Le premier, Dr Thierry Yvon Michel Ngoma, est administrateur des ressources humaines. Il avait déjà été candidat à l’élection présidentielle de 2023, mais les résultats de celle-ci ont été annulés par le putch. Le bien-être social est au cœur du programme de M.Ngoma, qui promet la gratuité des soins de santé s’il devient président.
Patron de la société d’investissement Ax Capital Investment Gabon, Axel Stophène Ibinga Ibinga se positionne comme l’entrepreneur qui créera des emplois et redynamisera l’économie gabonaise.
Si Alain Simplice Boungoueres est un ancien cadre du PDG, il a cependant indiqué vouloir insuffler une nouvelle dynamique dans la politique gabonaise. Nommé Secrétaire général du
ministère gabonais de l’Industrie en février 2024, il a créé la surprise cette même année-là, après avoir offert 12 millions de FCFA au Trésor public, expliquant qu’il s’agissait là d’une façon de demander pardon, « pour (sa) participation au sous-développement » du pays.

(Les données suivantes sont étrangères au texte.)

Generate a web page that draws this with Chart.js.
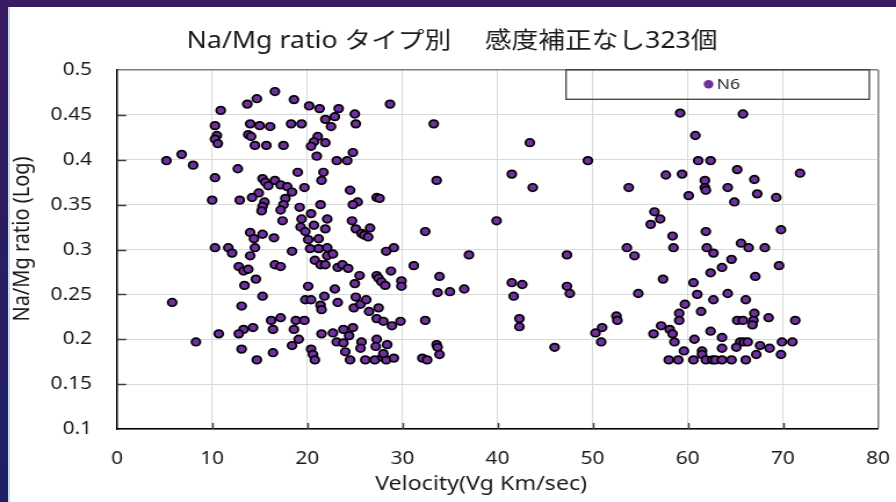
<!DOCTYPE html>
<html>
<head>
<meta charset="utf-8">
<script src="https://cdn.jsdelivr.net/npm/chart.js@4.4.1/dist/chart.umd.min.js"></script>
<style>
  html, body { margin: 0; padding: 0; }
  body {
    width: 896px; height: 502px; overflow: hidden; position: relative;
    background: linear-gradient(180deg, #3a1b60 0%, #2a1d63 50%, #1d2064 100%);
  }
  #panel {
    position: absolute; left: 8px; top: 7px; right: 0; bottom: 0;
    background: #ffffff; border-left: 2px solid #c4d8ef;
  }
  #wrap {
    position: absolute; left: 0; top: 0; width: 772px; height: 502px;
    transform: scaleX(1.16062); transform-origin: 0 0;
  }
</style>
</head>
<body>
<div id="panel"></div>
<div id="wrap"><canvas id="c" width="772" height="502"></canvas></div>
<script>
// Meteor spectra: Na/Mg intensity ratio against geocentric velocity (type N6)
const chartTitle = 'Na/Mg ratio タイプ別　 感度補正なし323個';
const seriesName = 'N6';
const xAxisTitle = 'Velocity(Vg Km/sec)';
const yAxisTitle = 'Na/Mg ratio (Log)';

const xTickValues = [0, 10, 20, 30, 40, 50, 60, 70, 80];
const xTickLabels = ['0', '10', '20', '30', '40', '50', '60', '70', '80'];
const yTickValues = [0.1, 0.15, 0.2, 0.25, 0.3, 0.35, 0.4, 0.45, 0.5];
const yTickLabels = ['0.1', '0.15', '0.2', '0.25', '0.3', '0.35', '0.4', '0.45', '0.5'];

// velocity (km/s)
const velocity = [
  10.9, 10.3, 10.5, 10.3, 10.6, 6.8, 5.2, 8.0, 10.3, 10.0, 10.3, 11.7, 12.1, 5.8, 10.7, 8.3,
  16.6, 14.7, 13.7, 18.6, 20.2, 21.3, 21.9, 14.0, 15.0, 16.1, 18.3, 19.4, 13.8, 14.1, 14.5, 15.7,
  17.5, 21.1, 20.7, 21.9, 20.4, 21.0, 12.7, 19.0, 15.3, 16.6, 21.7, 21.5, 15.6, 15.9, 17.2, 17.9,
  18.4, 19.7, 14.9, 14.2, 12.9, 15.5, 15.3, 15.2, 17.7, 17.5, 17.2, 17.4, 19.2, 20.4, 21.4, 19.4,
  19.3, 19.8, 20.7, 22.1, 21.9, 14.0, 14.4, 15.3, 16.5, 14.5, 14.0, 18.4, 20.1, 20.3, 21.2, 21.2,
  22.1, 20.8, 21.4, 21.9, 16.6, 17.2, 12.8, 13.3, 13.8, 14.6, 13.4, 15.3, 13.1, 20.1, 19.8, 20.4,
  21.8, 21.4, 21.5, 16.2, 17.2, 18.8, 19.7, 16.4, 14.3, 13.3, 12.8, 18.6, 19.1, 18.4, 21.5, 13.1,
  16.4, 14.7, 20.4, 20.6, 20.8,
  28.7, 23.3, 22.9, 22.5, 25.0, 25.1, 24.8, 23.1, 24.2, 24.5, 27.3, 27.6, 25.3, 24.8, 24.7, 25.1,
  25.7, 26.0, 26.6, 26.4, 32.4, 29.1, 28.3, 22.1, 22.7, 23.2, 23.7, 24.3, 31.2, 25.5, 25.0, 27.3,
  27.5, 27.8, 28.2, 28.8, 29.9, 29.9, 22.9, 23.2, 25.1, 24.9, 25.6, 26.2, 26.5, 27.5, 27.3, 28.0,
  28.9, 29.8, 32.4, 22.7, 23.8, 24.8, 23.1, 24.4, 23.8, 24.0, 24.5, 25.7, 25.6, 27.3, 27.2, 28.4,
  26.1, 27.1, 27.9, 28.3, 29.1, 28.0, 32.1, 32.6,
  33.3, 33.6, 37.0, 33.9, 33.7, 35.0, 36.5, 33.6, 33.7, 33.9, 39.9, 43.4, 41.5, 43.7, 41.5, 42.6,
  41.7, 42.3, 42.3, 46.0, 49.5, 47.3, 47.3, 47.6, 50.3, 51.0, 50.9,
  59.2, 65.8, 60.8, 61.1, 62.4, 65.2, 57.7, 59.4, 53.8, 61.8, 61.8, 61.9, 64.2, 60.1, 64.9, 56.5,
  57.1, 56.1, 58.4, 61.9, 65.6, 66.4, 53.6, 54.4, 58.5, 62.0, 62.7, 64.6, 63.6, 62.4, 57.4, 60.6,
  54.8, 61.0, 64.2, 62.7, 66.1, 59.7, 59.1, 61.4, 59.1, 52.5, 52.6, 57.2, 58.1, 56.4, 58.4, 58.6,
  60.7, 62.4, 63.6, 63.6, 65.2, 65.8, 65.5, 65.9, 65.1, 66.3, 59.6, 61.5, 61.5, 58.0, 59.0, 60.6,
  61.9, 62.6, 62.9, 63.6, 64.6, 66.1,
  71.8, 67.0, 67.3, 69.3, 69.8, 68.1, 69.6, 67.1, 67.0, 66.9, 68.5, 71.3, 66.8, 67.6, 68.6, 69.9,
  71.0, 67.2, 69.8
];

// Na/Mg ratio (log), same order as velocity
const naMgRatio = [
  0.455, 0.438, 0.427, 0.423, 0.418, 0.406, 0.399, 0.394, 0.380, 0.355, 0.302, 0.302, 0.296, 0.241, 0.206, 0.197,
  0.476, 0.468, 0.462, 0.467, 0.460, 0.457, 0.445, 0.440, 0.438, 0.437, 0.440, 0.440, 0.428, 0.426, 0.416, 0.416,
  0.416, 0.426, 0.420, 0.419, 0.415, 0.404, 0.390, 0.386, 0.379, 0.377, 0.386, 0.377, 0.375, 0.371, 0.372, 0.370,
  0.364, 0.369, 0.363, 0.358, 0.355, 0.353, 0.348, 0.343, 0.357, 0.350, 0.344, 0.332, 0.347, 0.340, 0.350, 0.334,
  0.325, 0.320, 0.327, 0.334, 0.323, 0.319, 0.312, 0.317, 0.313, 0.302, 0.293, 0.298, 0.311, 0.301, 0.312, 0.301,
  0.302, 0.288, 0.283, 0.283, 0.283, 0.281, 0.281, 0.276, 0.278, 0.267, 0.260, 0.248, 0.237, 0.259, 0.244, 0.244,
  0.248, 0.238, 0.233, 0.221, 0.224, 0.221, 0.221, 0.211, 0.213, 0.211, 0.206, 0.211, 0.200, 0.193, 0.206, 0.189,
  0.185, 0.177, 0.189, 0.183, 0.177,
  0.462, 0.457, 0.448, 0.437, 0.451, 0.440, 0.408, 0.399, 0.399, 0.366, 0.358, 0.357, 0.353, 0.350, 0.332, 0.323,
  0.318, 0.316, 0.324, 0.314, 0.320, 0.302, 0.298, 0.293, 0.295, 0.280, 0.283, 0.279, 0.282, 0.271, 0.262, 0.271,
  0.268, 0.264, 0.260, 0.276, 0.265, 0.259, 0.256, 0.241, 0.247, 0.235, 0.239, 0.244, 0.231, 0.235, 0.223, 0.220,
  0.215, 0.220, 0.221, 0.207, 0.211, 0.213, 0.197, 0.204, 0.196, 0.186, 0.177, 0.197, 0.190, 0.200, 0.192, 0.194,
  0.177, 0.177, 0.180, 0.177, 0.179, 0.184, 0.179, 0.177,
  0.440, 0.377, 0.294, 0.270, 0.252, 0.253, 0.256, 0.194, 0.191, 0.183, 0.332, 0.419, 0.384, 0.369, 0.263, 0.261,
  0.248, 0.223, 0.214, 0.191, 0.399, 0.294, 0.259, 0.251, 0.207, 0.213, 0.197,
  0.452, 0.451, 0.427, 0.399, 0.399, 0.389, 0.383, 0.384, 0.369, 0.377, 0.369, 0.366, 0.369, 0.360, 0.353, 0.342,
  0.334, 0.328, 0.315, 0.320, 0.307, 0.302, 0.302, 0.293, 0.302, 0.302, 0.296, 0.289, 0.280, 0.274, 0.267, 0.263,
  0.251, 0.250, 0.251, 0.244, 0.244, 0.239, 0.229, 0.231, 0.221, 0.226, 0.221, 0.215, 0.211, 0.206, 0.206, 0.197,
  0.200, 0.209, 0.202, 0.190, 0.221, 0.221, 0.197, 0.197, 0.191, 0.197, 0.187, 0.187, 0.183, 0.177, 0.177, 0.177,
  0.177, 0.177, 0.177, 0.177, 0.177, 0.177,
  0.385, 0.378, 0.362, 0.358, 0.322, 0.302, 0.282, 0.270, 0.229, 0.221, 0.224, 0.221, 0.216, 0.193, 0.190, 0.197,
  0.197, 0.183, 0.183
];

const MARKER_FILL = '#7030a0';
const LATIN = '"Noto Sans", "Noto Sans CJK JP", sans-serif';

// chart heading, axis titles, legend frame and inside tick marks
const decorations = {
  id: 'decorations',
  beforeDatasetsDraw(chart) {
    const {ctx, chartArea: a, scales: {x, y}} = chart;
    ctx.save();
    ctx.strokeStyle = '#404040';
    ctx.lineWidth = 1.5;
    ctx.beginPath();
    yTickValues.slice(1, -1).forEach(v => {
      const py = Math.round(y.getPixelForValue(v)) + 0.5;
      ctx.moveTo(a.left, py); ctx.lineTo(a.left + 8, py);
    });
    xTickValues.slice(1, -1).forEach(v => {
      const px = Math.round(x.getPixelForValue(v)) + 0.5;
      ctx.moveTo(px, a.bottom); ctx.lineTo(px, a.bottom - 6);
    });
    ctx.stroke();
    ctx.restore();
  },
  afterDatasetsDraw(chart) {
    const {ctx} = chart;
    ctx.save();
    ctx.fillStyle = '#1a1a1a';
    ctx.textAlign = 'center';
    ctx.textBaseline = 'middle';
    // heading
    ctx.font = '23px ' + LATIN;
    ctx.fillText(chartTitle, 389.5, 41.5);
    // axis titles
    ctx.font = '20px ' + LATIN;
    ctx.fillText(xAxisTitle, 414.5, 484);
    ctx.save();
    ctx.translate(19, 239);
    ctx.rotate(-Math.PI / 2);
    ctx.fillText(yAxisTitle, 0, 0);
    ctx.restore();
    // legend frame
    ctx.strokeStyle = '#404040';
    ctx.lineWidth = 1.3;
    ctx.strokeRect(487.7, 69.8, 261.3, 29.5);
    ctx.fillStyle = MARKER_FILL;
    ctx.beginPath();
    ctx.arc(610.5, 84.2, 4.2, 0, Math.PI * 2);
    ctx.fill();
    ctx.fillStyle = '#262626';
    ctx.font = '15px ' + LATIN;
    ctx.textAlign = 'left';
    ctx.fillText(chart.data.datasets[0].label, 617.5, 85);
    ctx.restore();
  }
};

const points = velocity.map((v, i) => ({x: v, y: naMgRatio[i]}));

new Chart(document.getElementById('c'), {
  type: 'scatter',
  data: {
    datasets: [{
      label: seriesName,
      data: points,
      backgroundColor: MARKER_FILL,
      borderColor: '#000000',
      borderWidth: 1.7,
      pointRadius: 3.8,
      pointHoverRadius: 3.8
    }]
  },
  options: {
    responsive: false,
    animation: false,
    events: [],
    layout: { padding: { left: 4, right: 15.5, top: 70, bottom: 8 } },
    plugins: { legend: { display: false }, tooltip: { enabled: false }, title: { display: false } },
    scales: {
      x: {
        type: 'linear', min: 0, max: 80,
        afterBuildTicks: s => { s.ticks = xTickValues.map(v => ({value: v})); },
        afterFit: s => { s.height = 65; s.paddingLeft = 0; s.paddingRight = 0; },
        ticks: {
          padding: 19, color: '#1a1a1a',
          font: { family: LATIN, size: 18 },
          callback: v => xTickLabels[xTickValues.indexOf(v)]
        },
        grid: {
          drawTicks: false,
          color: c => (c.tick && c.tick.value === 80) ? '#7f7f7f' : '#d9d9d9',
          lineWidth: c => (c.tick && c.tick.value === 80) ? 1.5 : 1
        },
        border: { color: '#000000', width: 1.5 },
        title: { display: false, text: xAxisTitle }
      },
      y: {
        type: 'linear', min: 0.1, max: 0.5,
        afterBuildTicks: s => { s.ticks = yTickValues.map(v => ({value: v})); },
        afterFit: s => { s.width = 96.8; s.paddingTop = 0; s.paddingBottom = 0; },
        ticks: {
          padding: 21.5, color: '#1a1a1a',
          font: { family: LATIN, size: 18 },
          callback: v => yTickLabels[yTickValues.indexOf(v)]
        },
        grid: {
          drawTicks: false,
          color: c => (c.tick && c.tick.value === 0.5) ? '#7f7f7f' : '#d9d9d9',
          lineWidth: c => (c.tick && c.tick.value === 0.5) ? 1.5 : 1
        },
        border: { color: '#000000', width: 1.5 },
        title: { display: false, text: yAxisTitle }
      }
    }
  },
  plugins: [decorations]
});
</script>
</body>
</html>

Enfin, Zenaba, Gninga Chaning, la seule femme dans la course à la présidentielle, prône « la vision d’un Gabon solidaire et prospère ». L’entrepreneure se présente en tant que candidate indépendante, qui ambitionne de réduire la dépense publique et de mettre fin au chômage des jeunes gabonais.
Les 8 candidats n’auront que deux semaines pour convaincre les électeurs, la campagne électorale se tenant du 29 mars au 10 avril à 23h59.
Les résultats provisoires sont attendus dans les jours qui suivent l’élection. La Cour constitutionnelle proclamera les résultats officiels, après avoir étudié toute éventuelle contestation.